8
votes

I have an application that has to load XML document and output nodes depending on XPath.

Suppose I start with a document like this:

<aaa>
  ...[many nodes here]...
  <bbb>text</bbb>
  ...[many nodes here]...
  <bbb>text</bbb>
  ...[many nodes here]...
</aaa>

With XPath //bbb

So far everything is nice.

And selection doc.SelectNodes("//bbb"); returns the list of required nodes.

Then someone uploads a document with one node like <myfancynamespace:foo/> and extra namespace in the root tag, and everything breaks.

Why? //bbb does not give a damn about myfancynamespace, theoretically it should even be good with //myfancynamespace:foo, as there is no ambiguity, but the expression returns 0 results and that's it.

Is there a workaround for this behavior?

I do have a namespace manager for the document, and I am passing it to the Xpath query. But the namespaces and the prefixes are unknown to me, so I can't add them before the query.

Do I have to pre-parse the document to fill the namespace manager before I do any selections? Why on earth such behavior, it just doesn't make sense.

EDIT:

I'm using: XmlDocument and XmlNamespaceManager

EDIT2:

XmlDocument doc = new XmlDocument();
doc.XmlResolver = null;
XmlNamespaceManager nsmgr = new XmlNamespaceManager(doc.NameTable);
//I wish I could:
//nsmgr.AddNamespace("magic", "http://magicnamespaceuri/
//...
doc.LoadXML(usersuppliedxml);
XmlNodeList nodes = doc.SelectNodes(usersuppliedxpath, nsmgr);//usersuppliedxpath -> "//bbb"

//nodes.Count should be > 0, but with namespaced document they are 0

EDIT3: Found an article which describes the actual scenario of the issue with one workaround, but not very pretty workaround: http://codeclimber.net.nz/archive/2008/01/09/How-to-query-a-XPath-doc-that-has-a-default.aspx

Almost seems that stripping the xmlns is the way to go...

4
Could you add the pertinent bits of code? (Instantiating XmlDocument, XPath, etc)Jeff Swensen
Ok, edited the post, see Edit2.Coder
@Coder: You are saying that an unexpected input results in unexpected output for a given process. That's the use case for validation.user357812
"and extra namespace in the root tag" - this is almost gibberish. I suppose you mean there is an extra namespace declaration in the start tag of the outermost element. Is it a default namespace declaration (xmlns="...")? or is it a declaration for myfancynamespace (xmlns:myfancynamespace="...")? Only the former would affect the namespace of <bbb>. You haven't shown us what the input XML looks like, nor described it clearly, which makes it hard to guess what the problem is.LarsH
When I said 'You haven't shown us what the input XML looks like' I meant the one that caused the problem.LarsH

4 Answers

13
votes

You're missing the whole point of XML namespaces.

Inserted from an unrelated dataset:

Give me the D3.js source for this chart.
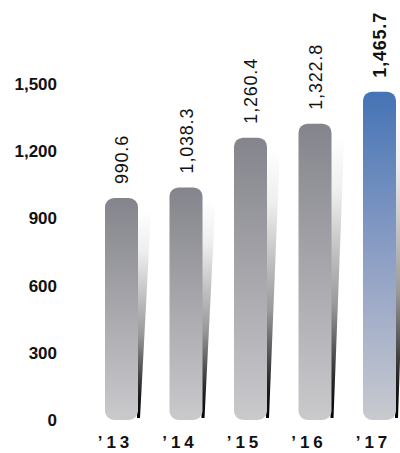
<!DOCTYPE html>
<html><head><meta charset="utf-8">
<script src="https://cdn.jsdelivr.net/npm/d3@7"></script>
<style>html,body{margin:0;padding:0;background:#fff;}svg{display:block;}</style>
</head><body><div id="chart"></div>
<script>
const categories = ["\u201913", "\u201914", "\u201915", "\u201916", "\u201917"];
const values = [990.6, 1038.3, 1260.4, 1322.8, 1465.7];
const valueLabels = ["990.6", "1,038.3", "1,260.4", "1,322.8", "1,465.7"];
const yTicks = [0, 300, 600, 900, 1200, 1500];

const W = 400, H = 453;
const svg = d3.select("#chart").append("svg").attr("width", W).attr("height", H);
const defs = svg.append("defs");

const grayG = defs.append("linearGradient").attr("id","gGray").attr("x1",0).attr("y1",0).attr("x2",0).attr("y2",1);
grayG.append("stop").attr("offset","0%").attr("stop-color","#84848c");
grayG.append("stop").attr("offset","100%").attr("stop-color","#cacacd");
const blueG = defs.append("linearGradient").attr("id","gBlue").attr("x1",0).attr("y1",0).attr("x2",0).attr("y2",1);
blueG.append("stop").attr("offset","0%").attr("stop-color","#4573b5");
blueG.append("stop").attr("offset","55%").attr("stop-color","#93a3c6");
blueG.append("stop").attr("offset","100%").attr("stop-color","#c9cacf");
const shG = defs.append("linearGradient").attr("id","gShadow").attr("x1",0).attr("y1",0).attr("x2",0).attr("y2",1);
shG.append("stop").attr("offset","0%").attr("stop-color","#ffffff");
shG.append("stop").attr("offset","20%").attr("stop-color","#eeeeee");
shG.append("stop").attr("offset","60%").attr("stop-color","#999");
shG.append("stop").attr("offset","88%").attr("stop-color","#222");
shG.append("stop").attr("offset","100%").attr("stop-color","#000");

const y = d3.scaleLinear().domain([0, 1500]).range([420, 84]);
const x = d3.scalePoint().domain(categories).range([121.5, 379.5]);
const bw = 33;

// y axis labels
const yAxis = d3.axisLeft(y).tickValues(yTicks).tickFormat(d3.format(",")).tickSize(0).tickPadding(0);
const ya = svg.append("g").attr("transform","translate(57,0)").call(yAxis);
ya.select(".domain").remove();
ya.selectAll("text").attr("font-family","Liberation Sans, Arial, sans-serif").attr("font-size",17).attr("font-weight","bold").attr("fill","#111");

// shadows
svg.selectAll("path.shadow").data(values).join("path").attr("class","shadow")
  .attr("d", (d,i) => {
    const xr = x(categories[i]) + bw/2;
    const top = y(d) + 12, bot = 418;
    return `M${xr-1},${top} L${xr+11},${top+4} Q${xr+13},${top+8} ${xr+12},${top+20} L${xr+2},${bot} L${xr-1},${bot} Z`;
  })
  .attr("fill","url(#gShadow)");

// bars
svg.selectAll("rect.bar").data(values).join("rect").attr("class","bar")
  .attr("x", (d,i) => x(categories[i]) - bw/2)
  .attr("y", d => y(d))
  .attr("width", bw)
  .attr("height", d => y(0) - y(d))
  .attr("rx", 9).attr("ry", 9)
  .attr("fill", (d,i) => i === values.length-1 ? "url(#gBlue)" : "url(#gGray)");

// value labels
svg.selectAll("text.val").data(values).join("text").attr("class","val")
  .attr("transform", (d,i) => `translate(${x(categories[i]) + 6.5},${y(d) - 14}) rotate(-90)`)
  .attr("font-family","Liberation Sans, Arial, sans-serif")
  .attr("font-size",18)
  .attr("letter-spacing", 0.8)
  .attr("font-weight", (d,i) => i === values.length-1 ? "bold" : "normal")
  .attr("fill","#111")
  .text((d,i) => valueLabels[i]);

// x labels
svg.selectAll("text.cat").data(categories).join("text").attr("class","cat")
  .attr("x", d => x(d) - 6)
  .attr("y", 448)
  .attr("text-anchor","middle")
  .attr("font-family","Liberation Sans, Arial, sans-serif")
  .attr("font-size",17).attr("font-weight","bold")
  .attr("letter-spacing", 4)
  .attr("fill","#111")
  .text(d => d);
</script></body></html>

But if you really need to perform XPath on documents that will use an unknown namespace, and you really don't care about it, you will need to strip it out and reload the document. XPath will not work in a namespace-agnostic way, unless you want to use the local-name() function at every point in your selectors.

private XmlDocument StripNamespace(XmlDocument doc)
{
    if (doc.DocumentElement.NamespaceURI.Length > 0)
    {
        doc.DocumentElement.SetAttribute("xmlns", "");
        // must serialize and reload for this to take effect
        XmlDocument newDoc = new XmlDocument();
        newDoc.LoadXml(doc.OuterXml);
        return newDoc;
    }
    else
    {
        return doc;
    }
}
6
votes

<myfancynamespace:foo/> is not necessarily the same as <foo/>.

Namespaces do matter. But I can understand your frustration as they usually tend to breaks codes as various implementation (C#, Java, ...) tend to output it differently.

I suggest you change your XPath to allow for accepting all namespaces. For example instead of

//bbb 

Define it as

//*[local-name()='bbb']

That should take care of it.

0
votes

You should describe a bit more detailed what you want to do. The way you ask your question it make no sense at all. The namespace is just a part of the name. Nothing more, nothing less. So your question is the same as asking for an XPath query to get all tags ending with "x". That's not the idea behind XML, but if you have strange reasons to do so: Feel free to iterate over all nodes and implement it yourself. The same applies to functionality you are requesting.

0
votes

You could use the LINQ XML classes like XDocument. They greatly simplify working with namespaces.